McCrory, who had worked for Duke for almost three decades before becoming governor, vetoed the bill in June 2016. Last month, he signed a compromise bill calling for Duke to begin cleaning up half of its coal storage sites immediately while monitoring the rest.

Deposition Becomes Public

The dispute became public last week after the Southern Environmental Law Center filed Rudo’s redacted deposition in the group’s lawsuit.

The McCrory administration fired back. “We don’t know why Ken Rudo lied under oath, but the governor absolutely did not take part in or request this call or meeting, as he suggests,” said McCrory’s chief of staff during a rare, late-night press conference.

When Rudo stood by his testimony, the administration issued a scathing statement Aug. 9.

“Rudo’s unprofessional approach to this important matter does a disservice to public health and environmental protection in North Carolina,” Reeder and Williams wrote. “It doesn’t help that political special interest groups perpetuate his exaggerations and fuel alarm among citizens for their own purposes.”

The statement was the last straw for Davies, who issued a letter resigning from the Division of Public Health (DPH) on Wednesday night.
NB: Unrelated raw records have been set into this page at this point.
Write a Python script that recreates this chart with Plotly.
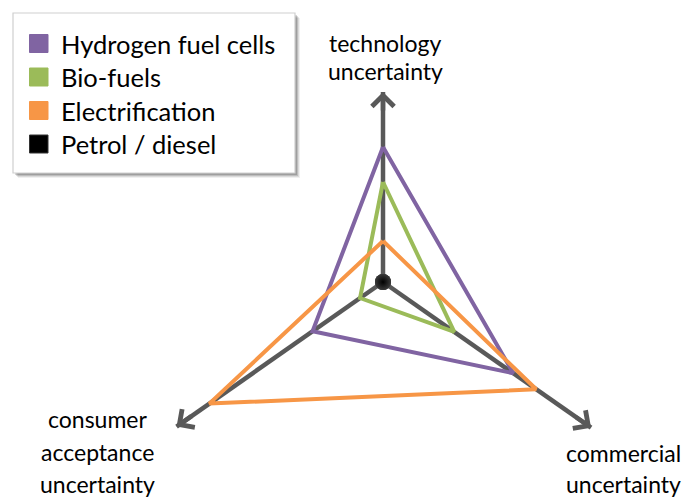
import numpy as np
import plotly.graph_objects as go

# Canvas size and pixel position of the common origin of the three axes
W, H = 689, 498
CX, CY = 383, 282

# Axes: direction (degrees) and drawn length
axis_names = ["technology uncertainty", "consumer acceptance uncertainty", "commercial uncertainty"]
axis_angles = [90, 215, -35]
axis_lengths = [190, 252, 254]

# Uncertainty scores on (technology, consumer acceptance, commercial)
series_names = ["Hydrogen fuel cells", "Bio-fuels", "Electrification", "Petrol / diesel"]
series_colors = ["#8064A2", "#9BBB59", "#F79646", "#000000"]
hydrogen = [135, 86, 159]
biofuels = [100, 28, 87]
electrification = [41, 212, 187]
petrol = [0, 0, 0]

FONT = "Lato, 'Open Sans', sans-serif"
AXIS_GREY = "#595959"


def to_xy(values):
    a = np.radians(axis_angles)
    r = np.asarray(values, dtype=float)
    return r * np.cos(a), r * np.sin(a)


def px(x, y):
    """Pixel position on the canvas -> data coordinates."""
    return x - CX, CY - y


fig = go.Figure()

# Axis shafts (drawn first so the series sit on top)
ax_x, ax_y = to_xy(axis_lengths)
for tx, ty in zip(ax_x, ax_y):
    fig.add_trace(go.Scatter(x=[0, tx], y=[0, ty], mode="lines",
                             line=dict(color=AXIS_GREY, width=4.5),
                             hoverinfo="skip"))

# Closed triangles for each alternative
for name, vals, col in zip(series_names[:3], [hydrogen, biofuels, electrification], series_colors[:3]):
    xs, ys = to_xy(vals)
    fig.add_trace(go.Scatter(x=list(xs) + [xs[0]], y=list(ys) + [ys[0]], mode="lines",
                             name=name, line=dict(color=col, width=4),
                             hoverinfo="name"))

# Petrol / diesel sits at the origin on every axis
xs, ys = to_xy(petrol)
fig.add_trace(go.Scatter(x=xs, y=ys, mode="markers", name=series_names[3],
                         marker=dict(size=16, color="#3a3a3a",
                                     gradient=dict(type="radial", color="#000000"),
                                     line=dict(width=0))))

# Arrow heads at the end of each axis
for tx, ty, ang in zip(ax_x, ax_y, axis_angles):
    back = 20
    bx = tx - back * np.cos(np.radians(ang))
    by = ty - back * np.sin(np.radians(ang))
    fig.add_annotation(x=tx, y=ty, ax=bx, ay=by, xref="x", yref="y",
                       axref="x", ayref="y", text="", showarrow=True,
                       arrowhead=4, arrowsize=0.95, arrowwidth=4.5,
                       arrowcolor=AXIS_GREY)

# Axis titles, one annotation per line
label_lines = [
    (["technology", "uncertainty"], 385, [43, 71]),
    (["consumer", "acceptance", "uncertainty"], 97, [419, 452, 484]),
    (["commercial", "uncertainty"], 623, [453, 484]),
]
for lines, cx, ys_px in label_lines:
    for txt, yp in zip(lines, ys_px):
        x, y = px(cx, yp)
        fig.add_annotation(x=x, y=y, xref="x", yref="y", text=txt, showarrow=False,
                           xanchor="center", yanchor="middle",
                           font=dict(family=FONT, size=23, color="#000000"))

# Legend box with a soft shadow
shapes = []
L, T, R, B = 13, 13, 295, 173
for off, alpha in [(5, 0.06), (4, 0.09), (3, 0.13), (2, 0.16)]:
    x0, y0 = px(L + off, T + off)
    x1, y1 = px(R + off, B + off)
    shapes.append(dict(type="rect", xref="x", yref="y", x0=x0, y0=y0, x1=x1, y1=y1,
                       fillcolor=f"rgba(0,0,0,{alpha})", line=dict(width=0), layer="above"))
x0, y0 = px(L, T)
x1, y1 = px(R, B)
shapes.append(dict(type="rect", xref="x", yref="y", x0=x0, y0=y0, x1=x1, y1=y1,
                   fillcolor="white", line=dict(color="#cfcfcf", width=1.2), layer="above"))

row_y = [43.5, 77, 110.5, 144]
for name, col, yc in zip(series_names, series_colors, row_y):
    sx0, sy0 = px(29.5, yc - 9)
    sx1, sy1 = px(48, yc + 9)
    edge = "#333333" if col == "#000000" else col
    shapes.append(dict(type="rect", xref="x", yref="y", x0=sx0, y0=sy0, x1=sx1, y1=sy1,
                       fillcolor=col, line=dict(color=edge, width=1), layer="above"))
    tx, ty = px(59, yc)
    fig.add_annotation(x=tx, y=ty, xref="x", yref="y", text=name, showarrow=False,
                       xanchor="left", yanchor="middle",
                       font=dict(family=FONT, size=25.5, color="#000000"))

fig.update_layout(
    width=W, height=H, margin=dict(l=0, r=0, t=0, b=0),
    paper_bgcolor="white", plot_bgcolor="white", showlegend=False,
    shapes=shapes,
    xaxis=dict(range=[-CX, W - CX], visible=False, fixedrange=True),
    yaxis=dict(range=[CY - H, CY], visible=False, fixedrange=True),
)

fig.write_html("out.html")
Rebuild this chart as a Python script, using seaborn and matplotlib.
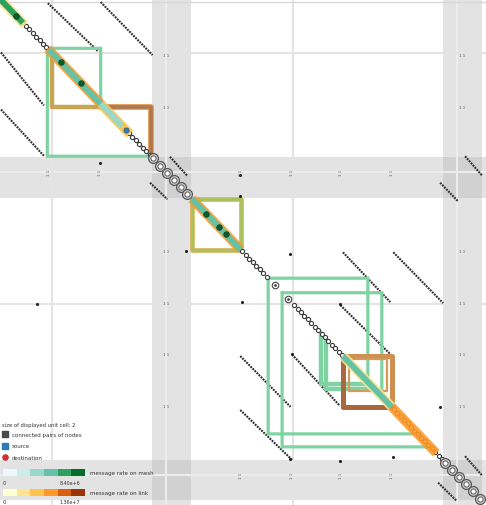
import numpy as np
import matplotlib
matplotlib.use("Agg")
import matplotlib.pyplot as plt
import seaborn as sns
from matplotlib.colors import ListedColormap

# ---------------- data (node units) ----------------
n_diag_cells = 140          # displayed unit cells along the diagonal
matrix_size = 96.6          # extent of the matrix in node units
band_lo = [30.5, 88.8]
band_hi = [38.3, 96.6]
grid_pos = [10.4, 58.7]
gap_lo, gap_hi = 53.8, 58.6  # diagonal stretch without unit cells
gap_marks = [55.2, 57.8]     # special double-circle cells in that stretch

# off-diagonal "connected pairs" segments
seg_c0 = [9.6, 20.2, 0.2, 0.2, 68.8, 78.9, 68.3, 58.6, 48.2, 48.2, 34.1, 30.1, 93.3, 88.3, 93.3, 87.9]
seg_r0 = [0.8, 0.6, 10.3, 21.3, 48.8, 48.8, 59.0, 68.5, 68.8, 79.2, 30.4, 35.4, 30.3, 35.4, 88.1, 93.2]
seg_c1 = [19.6, 30.6, 8.8, 8.8, 78.3, 88.9, 78.8, 68.2, 58.3, 58.6, 37.6, 33.6, 96.8, 91.8, 96.8, 91.6]
seg_r1 = [10.0, 10.8, 20.5, 30.2, 58.4, 58.6, 68.9, 78.4, 78.6, 88.8, 34.1, 38.6, 34.1, 38.9, 91.9, 96.7]

# message rate on mesh (diagonal segments) and on link
mesh_from = [0.0, 9.8, 20.2, 38.5, 68.8]
mesh_to = [4.6, 20.2, 24.5, 48.3, 78.6]
mesh_level = [4, 3, 2, 3, 3]
link_from = [0.0, 9.6, 20.2, 38.5, 68.8, 78.6]
link_to = [5.0, 20.4, 26.0, 48.3, 78.6, 87.5]
link_level = [1, 3, 2, 3, 1, 3]

hot_nodes = [3.2, 12.2, 16.2, 41.4, 43.9, 45.3]
source_nodes = [25.3]

# mesh regions (step shape lo -> mid -> hi) and triangles
green_lo = [9.5, 53.8, 56.6]
green_mid = [20.2, 73.8, 76.6]
green_hi = [30.3, 83.8, 86.3]
gtri_lo = [64.3, 65.4]
gtri_hi = [74.1, 75.2]

# link regions
tan_tri = (10.4, 20.8)
brown_tri = (20.2, 30.2)
olive_sq = (38.6, 48.4)
brown_sq = (68.8, 78.6)
brown_inner = (70.0, 77.6)

# unit cell markers
cell_x = [48.1, 37.3, 58.2, 48.5, 88.3, 58.2, 68.2, 78.8, 68.2, 58.6, 48.1, 20.0, 7.5]
cell_y = [38.0, 48.5, 49.1, 58.4, 78.6, 88.6, 89.0, 88.2, 58.8, 68.4, 34.0, 31.6, 58.8]

row_label_pos = [10.7, 20.8, 48.5, 58.6, 68.4, 78.5]
col_label_pos_top = [9.8, 20.0, 48.3, 58.5, 68.4, 78.6]
col_label_pos_bottom = [48.3, 58.5, 68.4, 78.6]
pair_label = "1 1"

mesh_colors = ['#edf8fb', '#ccece6', '#99d8c9', '#66c2a4', '#2ca25f', '#006d2c']
link_colors = ['#ffffd4', '#fee391', '#fec44f', '#fe9929', '#d95f0e', '#993404']
mesh_max_label = "8.40e+6"
link_max_label = "1.36e+7"

# ---------------- drawing ----------------
sns.set_theme(style="white")
plt.rcParams['font.family'] = ['DejaVu Sans']

fig = plt.figure(figsize=(4.86, 5.06), dpi=100)
ax = fig.add_axes([0, 0, 1, 1])
ax.set_xlim(0, 97.5)
ax.set_ylim(97.5, 0)
ax.axis('off')

for lo, hi in zip(band_lo, band_hi):
    ax.axvspan(lo, hi, color='#b0b0b0', alpha=0.35, lw=0, zorder=0)
    ax.axhspan(lo, hi, color='#b0b0b0', alpha=0.35, lw=0, zorder=0)
    mid = lo + 0.37 * (hi - lo)
    ax.axvline(mid, color='#ededed', lw=1.5, zorder=0.5)
    ax.axhline(mid, color='#ededed', lw=1.5, zorder=0.5)
for g in grid_pos:
    ax.axvline(g, color='#e4e4e4', lw=1.6, zorder=0.6)
    ax.axhline(g, color='#e4e4e4', lw=1.6, zorder=0.6)
ax.axhline(0.5, color='#d8d8d8', lw=1.0, zorder=0.6)

# off-diagonal dotted segments
for c0, r0, c1, r1 in zip(seg_c0, seg_r0, seg_c1, seg_r1):
    ax.plot([c0, c1], [r0, r1], color='#2e2e2e', lw=1.5,
            linestyle=(0, (0.9, 0.5)), zorder=2)

# mesh regions
gcol = '#7fd3a2'
for lo, mid, hi in zip(green_lo, green_mid, green_hi):
    ax.plot([lo, mid, mid, hi, lo, lo], [lo, lo, mid, hi, hi, lo],
            color=gcol, lw=2.3, zorder=3, solid_joinstyle='miter')
for lo, hi in zip(gtri_lo, gtri_hi):
    ax.plot([lo, lo, hi], [lo, hi, hi], color=gcol, lw=3.2, zorder=3)

# link regions
ax.plot([tan_tri[0], tan_tri[0], tan_tri[1]], [tan_tri[0], tan_tri[1], tan_tri[1]],
        color='#c9a453', lw=3.2, zorder=3.2)
ax.plot([brown_tri[0], brown_tri[1], brown_tri[1]], [brown_tri[0] + 0.6, brown_tri[0] + 0.6, brown_tri[1]],
        color='#e39a55', lw=4.2, zorder=3.1)
ax.plot([brown_tri[0], brown_tri[1], brown_tri[1]], [brown_tri[0] + 0.6, brown_tri[0] + 0.6, brown_tri[1]],
        color='#ad7a4f', lw=2.6, zorder=3.2)
lo, hi = olive_sq
ax.plot([lo, hi, hi, lo, lo], [lo, lo, hi, hi, lo], color='#dcb45a', lw=3.4, zorder=3.1)
ax.plot([lo, hi, hi, lo, lo], [lo, lo, hi, hi, lo], color='#a7c35d', lw=2.0, zorder=3.2)
lo, hi = brown_sq
ax.plot([lo, hi, hi, lo, lo], [lo, lo, hi, hi, lo], color='#cf8f50', lw=3.6, zorder=3.1)
ax.plot([lo, lo, hi], [lo, hi, hi], color='#a8693f', lw=3.6, zorder=3.2)
lo, hi = brown_inner
ax.plot([lo, hi, hi, lo, lo], [lo - 0.6, lo - 0.6, hi - 2.0, hi - 2.0, lo - 0.6], color='#d39a58', lw=1.6, zorder=3.1)

# main diagonal unit cells
cells = (np.arange(n_diag_cells) + 0.5) * matrix_size / n_diag_cells
in_band = np.zeros(n_diag_cells, dtype=bool)
for lo, hi in zip(band_lo, band_hi):
    in_band |= (cells > lo) & (cells < hi)
in_gap = (cells > gap_lo) & (cells < gap_hi)
plain = ~in_band & ~in_gap
big = cells[in_band][::2]
sns.scatterplot(x=cells[plain], y=cells[plain], ax=ax, s=9, color='white',
                edgecolor='#3a3a3a', linewidth=0.8, zorder=4, legend=False)
sns.scatterplot(x=big, y=big, ax=ax, s=50, color='#d4d4d4',
                edgecolor='#555555', linewidth=0.9, zorder=4, legend=False)
sns.scatterplot(x=big, y=big, ax=ax, s=14, color='white',
                edgecolor='#555555', linewidth=0.7, zorder=4.1, legend=False)
sns.scatterplot(x=gap_marks, y=gap_marks, ax=ax, s=22, color='white',
                edgecolor='#444444', linewidth=0.8, zorder=4, legend=False)
sns.scatterplot(x=gap_marks, y=gap_marks, ax=ax, s=4, color='#444444',
                linewidth=0, zorder=4.1, legend=False)

# link halo and mesh thick diagonals
for a, b, lv in zip(link_from, link_to, link_level):
    ax.plot([a, b], [a, b], color=link_colors[lv], lw=6.8, solid_capstyle='butt', zorder=5, alpha=0.9)
for a, b, lv in zip(mesh_from, mesh_to, mesh_level):
    ax.plot([a, b], [a, b], color=mesh_colors[lv], lw=4.3, solid_capstyle='butt', zorder=5.5)
sns.scatterplot(x=hot_nodes, y=hot_nodes, ax=ax, s=16, color='#0b5e2e', edgecolor='#0b3e1e',
                linewidth=0.5, zorder=6, legend=False)
sns.scatterplot(x=source_nodes, y=source_nodes, ax=ax, s=14, color='#3a7fb0', edgecolor='#24557a',
                linewidth=0.5, zorder=6, legend=False)

# unit cell markers and pair labels
sns.scatterplot(x=cell_x, y=cell_y, ax=ax, s=5, color='#222222', linewidth=0, zorder=4, legend=False)
for r in row_label_pos:
    ax.text(33.4, r, pair_label, fontsize=2.8, color='#555555', ha='center', va='center', zorder=4)
    ax.text(92.8, r, pair_label, fontsize=2.8, color='#555555', ha='center', va='center', zorder=4)
for c in col_label_pos_top:
    ax.text(c, 33.4, pair_label, fontsize=2.8, color='#555555', ha='center', va='center', rotation=90, zorder=4)
for c in col_label_pos_bottom:
    ax.text(c, 91.6, pair_label, fontsize=2.8, color='#555555', ha='center', va='center', rotation=90, zorder=4)

# ---------------- legend ----------------
ax.text(0.5, 81.9, "size of displayed unit cell: 2", fontsize=3.8, color='#333333', va='center', zorder=7)
ax.scatter([1.1], [83.9], marker='s', s=14, color='#4a4a4a', zorder=7)
ax.text(2.4, 83.9, "connected pairs of nodes", fontsize=4, color='#333333', va='center', zorder=7)
ax.scatter([1.1], [86.1], marker='s', s=14, color='#2c7bb6', zorder=7)
ax.text(2.4, 86.1, "source", fontsize=4, color='#333333', va='center', zorder=7)
ax.scatter([1.1], [88.3], marker='o', s=14, color='#c8313a', zorder=7)
ax.text(2.4, 88.3, "destination", fontsize=4, color='#333333', va='center', zorder=7)

W, H = 486.0, 506.0
cax1 = fig.add_axes([3 / W, 1 - 477 / H, 82 / W, 7 / H])
sns.heatmap(np.arange(6).reshape(1, 6), ax=cax1, cmap=ListedColormap(mesh_colors), cbar=False,
            xticklabels=False, yticklabels=False, linewidths=0)
cax2 = fig.add_axes([3 / W, 1 - 497 / H, 82 / W, 7 / H])
sns.heatmap(np.arange(6).reshape(1, 6), ax=cax2, cmap=ListedColormap(link_colors), cbar=False,
            xticklabels=False, yticklabels=False, linewidths=0)

ax.text(0.6, 93.2, "0", fontsize=3.6, color='#333333', va='center', zorder=7)
ax.text(12.0, 93.2, mesh_max_label, fontsize=3.4, color='#333333', va='center', zorder=7)
ax.text(18.0, 91.2, "message rate on mesh", fontsize=4, color='#333333', va='center', zorder=7)
ax.text(0.6, 96.9, "0", fontsize=3.6, color='#333333', va='center', zorder=7)
ax.text(12.0, 96.9, link_max_label, fontsize=3.4, color='#333333', va='center', zorder=7)
ax.text(18.0, 95.0, "message rate on link", fontsize=4, color='#333333', va='center', zorder=7)

fig.savefig("out.png", dpi=100)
Davies defended Rudo and claimed her superiors in DPH and the Department of Health and Human Services (DHHS) were fully involved in all decisions.

“The [statement] signed by Randall Williams and Tom Reeder presents a false narrative of a lone scientist … acting independently to set health screening levels and make water use recommendations to well owners,” she wrote. “In fact, and as I briefed you in August 2015, NCDHHS followed a process that engaged DPH and DHHS leadership in all decisions.

“Upon reading the open editorial yesterday evening, I can only conclude that the department’s leadership is fully aware that this document misinforms the public,” she wrote. “I cannot work for a department and an administration that deliberately [mislead] the public.”

McCrory addressed the dispute again while at a ribbon cutting ceremony on Thursday.

“We basically have a disagreement among scientists,” McCrory said, according to WRAL. “One group of scientists, which I support, believe the public ought to get all the information about the water, not limited information and one opinion.”

State Democrats, in their continued feud with McCrory and his administration, are calling for an investigation. “There is at least an appearance of pay-to-play politics, and, unlike other incidents of McCrory rewarding his friends and donors with political favors, this insider dealing puts lives at risk,” North Carolina Democratic Party spokesman Dave Miranda told reporters.

It is unclear who would lead such an investigation. The state attorney general, Roy Cooper, is running against McCrory for governor in November.